Armstrong, C. C.


HISTORY OF MACOUPIN COUNTY, ILLINOIS
WITH ILLUSTRATIONS DESCRIPTIVE OF ITS SCENERY,
AND

BIOGRAPHICAL SKETCHES OF SOME OF ITS PROMINENT MEN AND PIONEERS.

Published by Brink, McDonough & Co., Philadelphia 1879



Page 200

CAPT. JAMES P. PEARSON


Was born in Yorkshire, England, March 29th, 1816. His father, John Pearson, kept a toll gate and shoe shop, and died when the subject of this sketch was about five years old. His mother's name before marriage was Elizabeth Blankin; she married as her second husband Matthew Inman, and in 1825 came to Clark county, O., where Capt. Pearson was principally raised. While his step-father was living he was obliged to work, and had little opportunity for attending school; most of his education he obtained after he was married. After his step-father died his mother was left in comfortable circumstances and in 1834 came to Illinois. In November of that year they rented a farm at Dry Point, and settled on it the next February. For about a year and a half his mother kept a public house for the entertainment of travelers at Dry Point. In 1837 Capt. Pearson was employed in carrying the mail between Alton and St. Louis, first on a coach running between the two places, and afterward on a packet on the Mississippi river. He was married October 27th, 1837, to Tabitha Gwin, a native of Alabama, and then went to farming for himself in the western part of Gillespie township; in March, 1854, he moved to his present farm in sections three and ten in Gillespie township.

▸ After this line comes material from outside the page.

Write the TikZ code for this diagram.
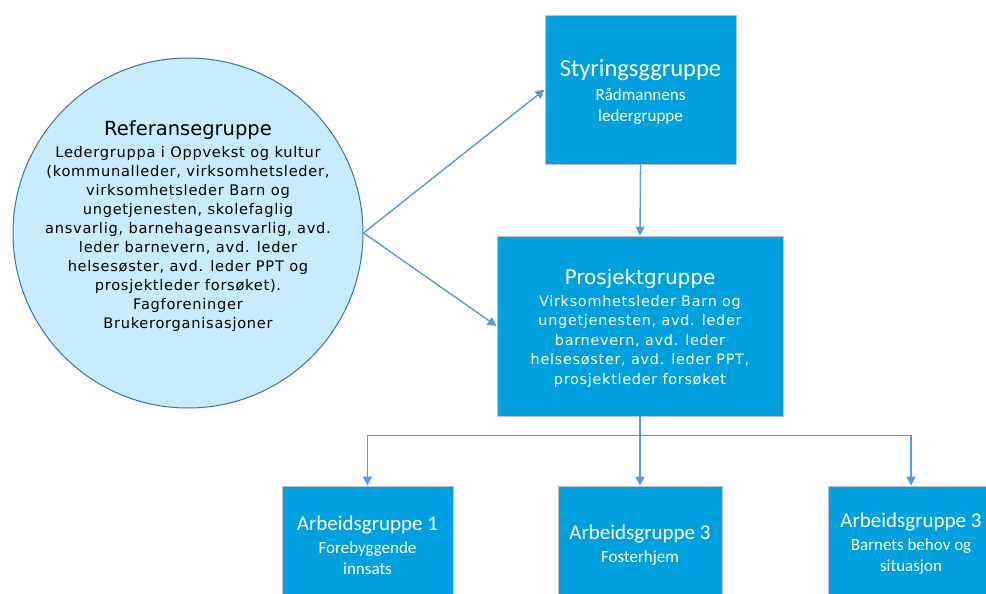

Capt. Pearson was one of the soldiers of the Mexican War; he was mustered in Co. "A," First Illinois regiment, of which his uncle, William Weatherford, was lieutenant-colonel, at Alton, July 4th 1846. From Alton his regiment went to New Orleans; thence to Matagorda bay in Texas; was stationed a month at San Antonia de Bexar, and in the fall of 1846 moved into Mexico at Presidio. They were afterward stationed at several points in Northern Mexico for some months, and took part in the battle of Buena Vista in February, 1847. In that fight he was wounded, a ball carrying away a piece of bone from his ankle. They remained at Buena Vista till June, 1847, by which time the war had closed; he was mustered out at Camargo, on the Rio Grande, and reached home July 7th, 1847. This was not Capt. Pearson's first experience at soldiering; he had enlisted when only a boy, in a company of volunteers which left Ohio to take part in the Black Hawk War; on reaching Vincennes, Indiana, news reached them of the closing of the war, and they returned home; he also took part in the Mormon war at Nauvoo in Hancock county. His first wife died in February, 1848. He was married in the spring of 1849 to Mrs. William Little, formerly Miss Rebecca Gwin, sister to his first wife. Capt. Pearson has had six children; Elizabeth, who married Frank Johnson, and died in Missouri in February, 1879; Elias, who died in 1855 at the age of eighteen; Rebecca, now the wife of Edward Huddleston of Gillespie township; Martha Ann, who married Nelson Pope of Dorchester township; Mary, now Mrs. Robert Drury, of Brushy Mound township; and James M. Pearson, the youngest son, who is farming in Brushy Mound township. In politics Capt. Pearson is a democrat, and voted first for Van Buren in 1836. He was first lieutenant of the company of volunteers raised in Ohio for service in the Black Hawk war; he was first elected drum-major, and then promoted to wagon-master in the Mexican war, and everybody familiarly know him as Captain. He had no capital with which to begin life, and how has a farm of 200 acres in Gillespie township, and owns 640 acres in Missouri, of which 400 are under cultivation. He is now one of the oldest citizens of Gillespie township.